Interpolation for Propositional Logic

Definition of Interpolant: Given two propositional formulas $F$ and $G$, such that $\models F \rightarrow G$, an interpolant for $(F,G)$ is a propositional formula $H$ such that:
1) $\models F \rightarrow H$
2) $\models H \rightarrow G$
3) $FV(H)\subseteq FV(F) \cap FV(G)$

What is FV?

Note that $F \rightarrow G$ by transitivity of $\rightarrow$. The interpolant extracts the essential part of formula $F$ which makes $F$ imply $G$.

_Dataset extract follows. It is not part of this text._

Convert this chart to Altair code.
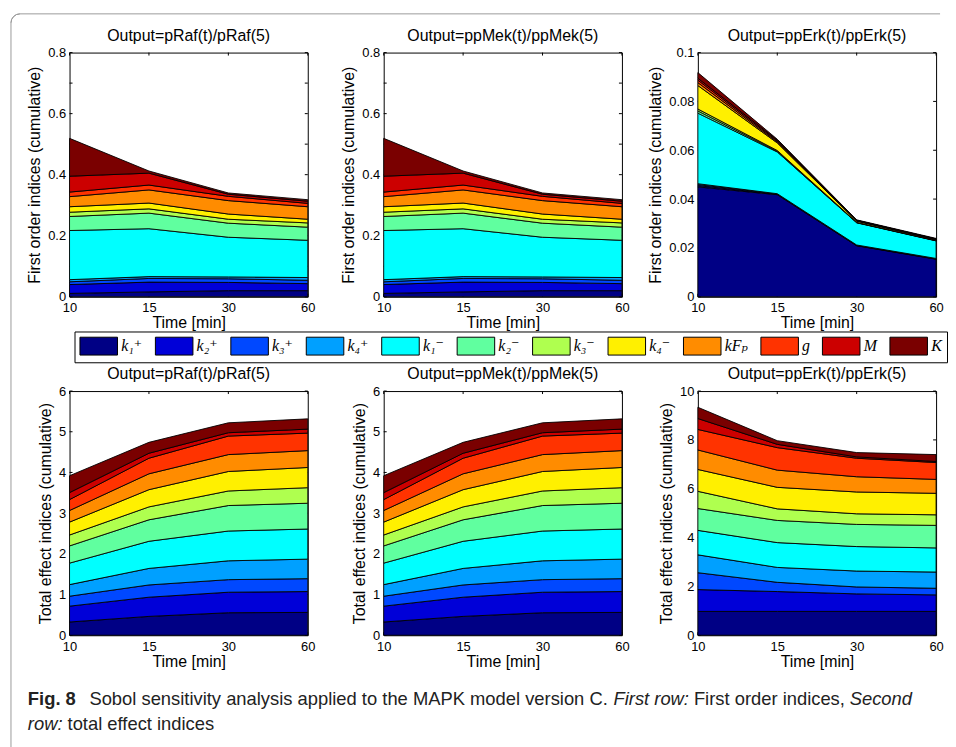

Let $elim$ denote the operator that eliminates propositional quantifiers (see QBF and Quantifier Elimination).

Here are two simple ways to construct an interpolant:

  • We can quantify existentially all variables in $F$ that are not in $G$.

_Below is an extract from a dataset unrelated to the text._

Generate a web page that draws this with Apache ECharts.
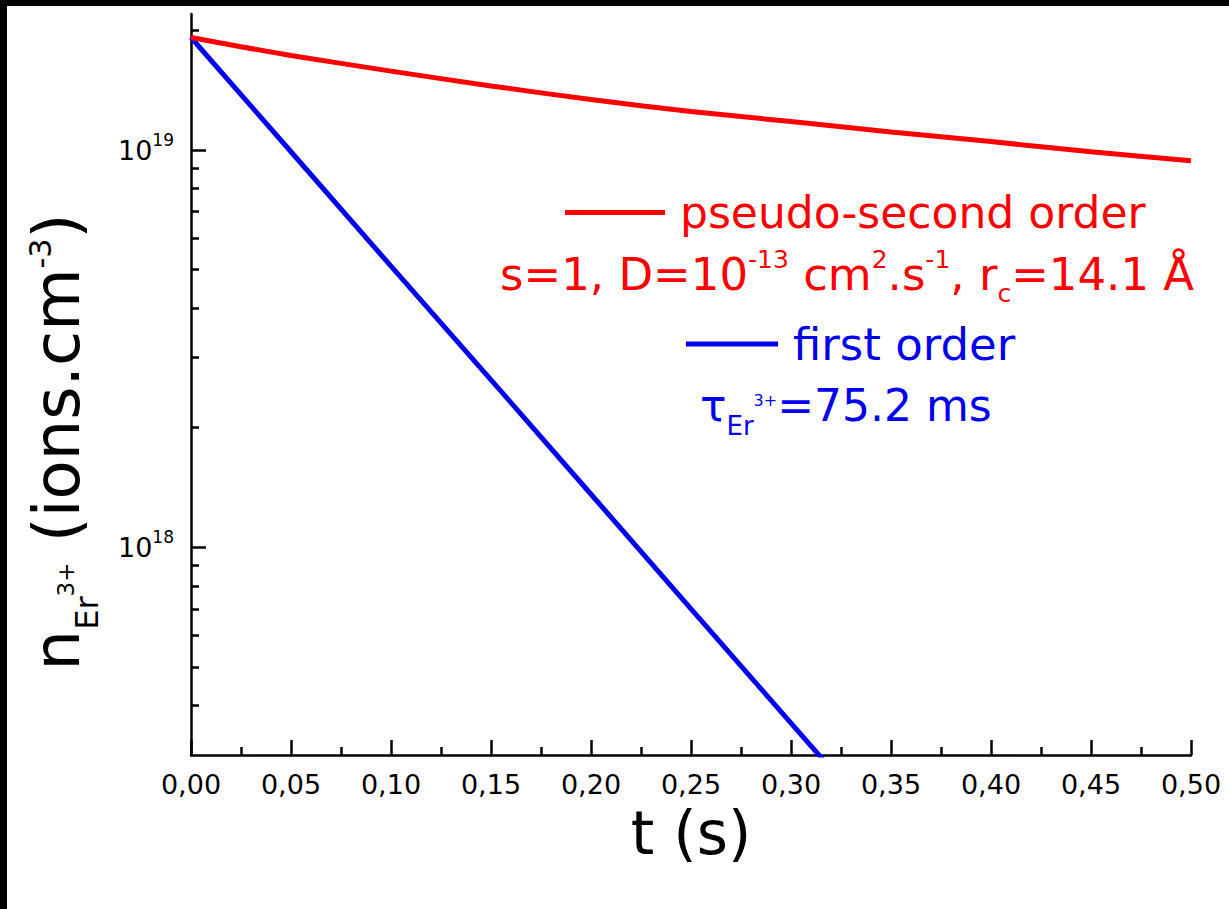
<!DOCTYPE html>
<html><head><meta charset="utf-8">
<script src="https://cdn.jsdelivr.net/npm/echarts@6/dist/echarts.min.js"></script>
<style>html,body{margin:0;padding:0;background:#fff}#c{width:1229px;height:909px}</style>
</head><body><div id="c"></div>
<script>
// ---- data ----
const secondOrderT = [0, 0.025, 0.05, 0.10, 0.15, 0.20, 0.25, 0.30, 0.35, 0.40, 0.45, 0.50];
const secondOrderN = [1.92e19, 1.82e19, 1.73e19, 1.58e19, 1.45e19, 1.34e19, 1.25e19, 1.18e19, 1.11e19, 1.05e19, 9.9e18, 9.4e18];
const firstOrderT = [0, 0.05, 0.10, 0.15, 0.20, 0.25, 0.30, 0.32];
const firstOrderN = [1.92e19, 9.9e18, 5.1e18, 2.64e18, 1.36e18, 7.0e17, 3.61e17, 2.77e17];
const yMajorTicks = [1e18, 1e19];
const yMinorTicks = [4e17, 5e17, 6e17, 7e17, 8e17, 9e17, 2e18, 3e18, 4e18, 5e18, 6e18, 7e18, 8e18, 9e18, 2e19];
const yMin = 3e17, yMax = 2.2e19;
const xMin = 0, xMax = 0.5, xStep = 0.05;
const seriesNames = ['pseudo-second order', 'first order'];

const FF = 'DejaVu Sans';
const RED = '#ff0000', BLUE = '#0000ee';
const zip = (a, b) => a.map((v, i) => [v, b[i]]);

const chart = echarts.init(document.getElementById('c'), null, {renderer: 'svg'});
chart.setOption({
  animation: false,
  backgroundColor: '#fff',
  grid: {left: 191, right: 38, top: 14, bottom: 154, containLabel: false, outerBoundsMode: 'none'},
  legend: [
    {data: [seriesNames[0]], left: 565, top: 190.5, padding: 0, icon: 'rect', itemWidth: 100, itemHeight: 5,
     selectedMode: false, textStyle: {color: RED, fontSize: 44, fontFamily: FF, padding: [12, 0, 0, 10]}},
    {data: [seriesNames[1]], left: 686, top: 321.5, padding: 0, icon: 'rect', itemWidth: 92, itemHeight: 5,
     selectedMode: false, textStyle: {color: BLUE, fontSize: 45, fontFamily: FF, padding: [12, 0, 0, 10]}}
  ],
  xAxis: {
    type: 'value', min: xMin, max: xMax, interval: xStep,
    name: 't (s)', nameLocation: 'middle', nameGap: 44,
    nameTextStyle: {fontSize: 60, fontFamily: FF, color: '#000'},
    axisLine: {lineStyle: {color: '#000', width: 2.5}},
    axisTick: {inside: true, length: 15, lineStyle: {color: '#000', width: 2.5}},
    minorTick: {show: true, splitNumber: 2, length: 8, lineStyle: {color: '#000', width: 2.5}},
    axisLabel: {fontSize: 27, fontFamily: FF, color: '#000', margin: 16,
      formatter: v => v.toFixed(2).replace('.', ',')},
    splitLine: {show: false}
  },
  yAxis: [
    {
      type: 'log', min: yMin, max: yMax, position: 'left',
      name: '{n|n}{sub|Er}{ss|3+}{n| (ions.cm}{sup|-3}{n|)}',
      nameLocation: 'middle', nameRotate: 90, nameGap: 88,
      nameTextStyle: {fontFamily: FF, color: '#000', padding: [0, 115, 0, 0],
        rich: {
          n: {fontSize: 64, fontFamily: FF, color: '#000', verticalAlign: 'bottom', padding: [0, 0, 14, 0]},
          sub: {fontSize: 32, fontFamily: FF, color: '#000', verticalAlign: 'bottom'},
          ss: {fontSize: 23, fontFamily: FF, color: '#000', verticalAlign: 'bottom', padding: [0, 0, 26, 0]},
          sup: {fontSize: 30, fontFamily: FF, color: '#000', verticalAlign: 'bottom', padding: [0, 0, 48, 0]}
        }},
      axisLine: {lineStyle: {color: '#000', width: 2.5}},
      axisTick: {inside: true, length: 15, customValues: yMajorTicks, lineStyle: {color: '#000', width: 2.5}},
      axisLabel: {customValues: yMajorTicks, margin: 17, fontFamily: FF, color: '#000',
        formatter: v => '{b|10}{s|' + Math.round(Math.log10(v)) + '}',
        rich: {
          b: {fontSize: 27, fontFamily: FF, color: '#000', verticalAlign: 'bottom', padding: [0, 0, 5, 0]},
          s: {fontSize: 17, fontFamily: FF, color: '#000', verticalAlign: 'bottom', padding: [0, 0, 21, 0]}
        }},
      splitLine: {show: false}
    },
    {
      type: 'log', min: yMin, max: yMax, position: 'left',
      axisLine: {show: false},
      axisTick: {inside: true, length: 8, customValues: yMinorTicks, lineStyle: {color: '#000', width: 2.5}},
      axisLabel: {show: false},
      splitLine: {show: false}
    }
  ],
  series: [
    {name: seriesNames[1], type: 'line', data: zip(firstOrderT, firstOrderN), showSymbol: false, symbol: 'none',
     lineStyle: {color: BLUE, width: 5}, itemStyle: {color: BLUE}, clip: true, z: 3},
    {name: seriesNames[0], type: 'line', data: zip(secondOrderT, secondOrderN), showSymbol: false, symbol: 'none',
     smooth: 0.3, lineStyle: {color: RED, width: 5}, itemStyle: {color: RED}, clip: true, z: 4}
  ],
  graphic: [
    {type: 'rect', shape: {x: 0, y: 0, width: 1229, height: 6}, style: {fill: '#000'}, silent: true},
    {type: 'rect', shape: {x: 0, y: 0, width: 7, height: 909}, style: {fill: '#000'}, silent: true},
    {type: 'text', x: 500, y: 276, silent: true, style: {
      text: '{b|s=1, D=10}{sup|-13}{b| cm}{sup|2}{b|.s}{sup|-1}{b|, r}{sub|c}{b|=14.1 Å}',
      align: 'left', verticalAlign: 'middle', fill: RED, fontFamily: FF,
      rich: {
        b: {fontSize: 45, fontFamily: FF, fill: RED, verticalAlign: 'bottom', padding: [0, 0, 9, 0]},
        sup: {fontSize: 25, fontFamily: FF, fill: RED, verticalAlign: 'bottom', padding: [0, 0, 34, 0]},
        sub: {fontSize: 25, fontFamily: FF, fill: RED, verticalAlign: 'bottom'}
      }}},
    {type: 'text', x: 700, y: 411, silent: true, style: {
      text: '{b|τ}{sub|Er}{ss|3+}{b|=75.2 ms}',
      align: 'left', verticalAlign: 'middle', fill: BLUE, fontFamily: FF,
      rich: {
        b: {fontSize: 44, fontFamily: FF, fill: BLUE, verticalAlign: 'bottom', padding: [0, 0, 11.5, 0]},
        sub: {fontSize: 26, fontFamily: FF, fill: BLUE, verticalAlign: 'bottom'},
        ss: {fontSize: 16, fontFamily: FF, fill: BLUE, verticalAlign: 'bottom', padding: [0, 0, 30, 0]}
      }}}
  ]
});
</script>
</body></html>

$H_{min} \equiv elim(\exists p_1, p_2, ..., p_n.\  F)$ where $\{p_1, p_2, ..., p_n \}\ = FV(F)\backslash FV(G)$

  • We can quantify universally all variables in $G$ that are not in $F$.

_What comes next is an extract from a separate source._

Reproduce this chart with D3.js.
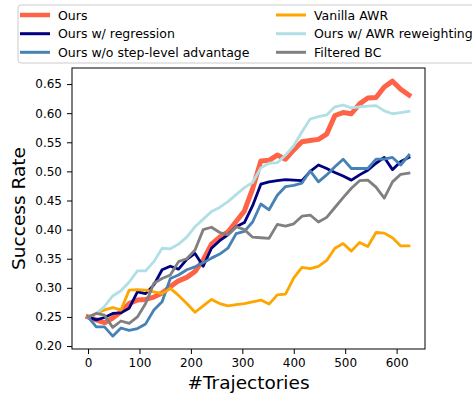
<!DOCTYPE html>
<html><head><meta charset="utf-8">
<script src="https://cdn.jsdelivr.net/npm/d3@7"></script>
<style>body{margin:0;background:#fff;}svg{display:block;font-family:"DejaVu Sans",sans-serif;}</style>
</head><body>
<svg id="c" width="472" height="394"></svg>
<script>
const xStep = 16;
const seriesNames = ["Ours","Ours w/ regression","Ours w/o step-level advantage","Vanilla AWR","Ours w/ AWR reweighting","Filtered BC"];
const seriesColors = ["#ff6347","#000080","#4682b4","#ffa500","#b0e0e6","#808080"];
const ours = [0.250,0.245,0.240,0.248,0.259,0.273,0.279,0.280,0.284,0.291,0.302,0.312,0.318,0.328,0.348,0.375,0.387,0.396,0.414,0.432,0.470,0.518,0.519,0.528,0.521,0.537,0.551,0.553,0.555,0.564,0.596,0.601,0.599,0.616,0.626,0.627,0.645,0.655,0.641,0.631];
const regression = [0.250,0.245,0.249,0.256,0.257,0.265,0.293,0.290,0.305,0.331,0.337,0.332,0.349,0.359,0.337,0.368,0.381,0.391,0.405,0.412,0.441,0.478,0.482,0.484,0.486,0.485,0.484,0.500,0.511,0.505,0.498,0.492,0.485,0.494,0.502,0.514,0.524,0.503,0.517,0.524];
const noStep = [0.250,0.233,0.233,0.217,0.231,0.227,0.230,0.238,0.262,0.276,0.316,0.322,0.331,0.336,0.343,0.351,0.358,0.368,0.393,0.397,0.413,0.444,0.434,0.459,0.474,0.476,0.480,0.501,0.482,0.494,0.508,0.521,0.505,0.505,0.505,0.521,0.521,0.524,0.511,0.528];
const vanillaAWR = [0.250,0.256,0.262,0.266,0.262,0.296,0.297,0.296,0.293,0.290,0.299,0.287,0.273,0.258,0.269,0.280,0.273,0.269,0.271,0.273,0.276,0.279,0.272,0.288,0.289,0.317,0.335,0.333,0.337,0.347,0.368,0.376,0.363,0.378,0.371,0.395,0.394,0.386,0.372,0.372];
const awrReweight = [0.250,0.256,0.268,0.286,0.295,0.310,0.329,0.329,0.345,0.368,0.367,0.375,0.387,0.405,0.418,0.431,0.438,0.448,0.460,0.472,0.481,0.506,0.514,0.515,0.528,0.544,0.568,0.590,0.594,0.597,0.611,0.614,0.609,0.611,0.612,0.613,0.604,0.599,0.601,0.603];
const filteredBC = [0.250,0.256,0.253,0.232,0.243,0.239,0.250,0.273,0.308,0.316,0.322,0.345,0.350,0.365,0.400,0.404,0.395,0.391,0.405,0.400,0.387,0.386,0.385,0.409,0.406,0.410,0.423,0.425,0.413,0.421,0.438,0.455,0.471,0.484,0.485,0.473,0.454,0.482,0.495,0.497];
const xTicks = [0,100,200,300,400,500,600];
const yTicks = [0.20,0.25,0.30,0.35,0.40,0.45,0.50,0.55,0.60,0.65];
const seriesValues = [ours, regression, noStep, vanillaAWR, awrReweight, filteredBC];
const seriesWidths = [5, 2.8, 2.8, 2.8, 2.8, 2.8];

const svg = d3.select("#c");
const L = 72, R = 425, T = 68, B = 349;
const x = d3.scaleLinear().domain([-31.2, 655.2]).range([L, R]);
const y = d3.scaleLinear().domain([0.1949, 0.6776]).range([B, T]);

const line = d3.line().x((d,i)=>x(i*xStep)).y(d=>y(d));
const g = svg.append("g");
seriesValues.forEach((vals, k) => {
  g.append("path").datum(vals).attr("d", line)
    .attr("fill","none").attr("stroke", seriesColors[k])
    .attr("stroke-width", seriesWidths[k])
    .attr("stroke-linejoin","round").attr("stroke-linecap","square");
});

// frame
svg.append("rect").attr("x",L).attr("y",T).attr("width",R-L).attr("height",B-T)
  .attr("fill","none").attr("stroke","#000").attr("stroke-width",1);

const xAxis = svg.append("g").attr("transform",`translate(0,${B})`)
  .call(d3.axisBottom(x).tickValues(xTicks).tickSize(5).tickPadding(4.5).tickSizeOuter(0));
const yAxis = svg.append("g").attr("transform",`translate(${L},0)`)
  .call(d3.axisLeft(y).tickValues(yTicks).tickFormat(d3.format(".2f")).tickSize(5).tickPadding(5).tickSizeOuter(0));
[xAxis,yAxis].forEach(a=>{
  a.select(".domain").remove();
  a.selectAll("text").attr("font-size",12).attr("font-family","DejaVu Sans").attr("fill","#000");
  a.selectAll("line").attr("stroke","#000");
});

svg.append("text").attr("x",(L+R)/2).attr("y",389).attr("text-anchor","middle")
  .attr("font-size",18.5).text("#Trajectories");
svg.append("text").attr("transform",`translate(25,${(T+B)/2}) rotate(-90)`).attr("text-anchor","middle")
  .attr("font-size",18.5).text("Success Rate");

// legend
const lg = svg.append("g");
lg.append("rect").attr("x",18).attr("y",5).attr("width",470).attr("height",58).attr("rx",3)
  .attr("fill","#fff").attr("fill-opacity",0.8).attr("stroke","#cccccc").attr("stroke-width",1);
const rowsY = [15, 33.7, 52.3];
const colX = [20, 276];
seriesNames.forEach((nm,k)=>{
  const col = Math.floor(k/3), row = k%3;
  const hx = colX[col], hy = rowsY[row];
  lg.append("line").attr("x1",hx).attr("x2",hx+30).attr("y1",hy).attr("y2",hy)
    .attr("stroke",seriesColors[k]).attr("stroke-width",k===0?4.5:3);
  lg.append("text").attr("x",hx+38).attr("y",hy).attr("dy","0.36em")
    .attr("font-size",12.5).text(nm);
});
</script>
</body></html>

$H_{max} \equiv elim(\forall q_1, q_2, ..., q_m.\ G)$ where $\{q_1, q_2, ..., q_m \}\ = FV(G)\backslash FV(F)$

Definition: ${\cal I}(F,G)$ denote the set of all interpolants for $(F,G)$, that is,

   {\cal I}(F,G) = \{ H \mid H \mbox{ is interpolant for $(F,G)$ \}

Theorem: The following properties hold for $H_{min}$, $H_{max}$, ${\cal I}(F,G)$ defined above:

  1. $H_{min} \in {\cal I}(F,G)$
  2. $\forall H \in {\cal I}(F,G).\ \models (H_{min} \rightarrow H)$
  3. $H_{max} \in {\cal I}(F,G)$
  4. $\forall H \in {\cal I}(F,G).\ \models (H \rightarrow H_{max})$

We can also derive interpolants from resolution proofs, as we will see in lecture07.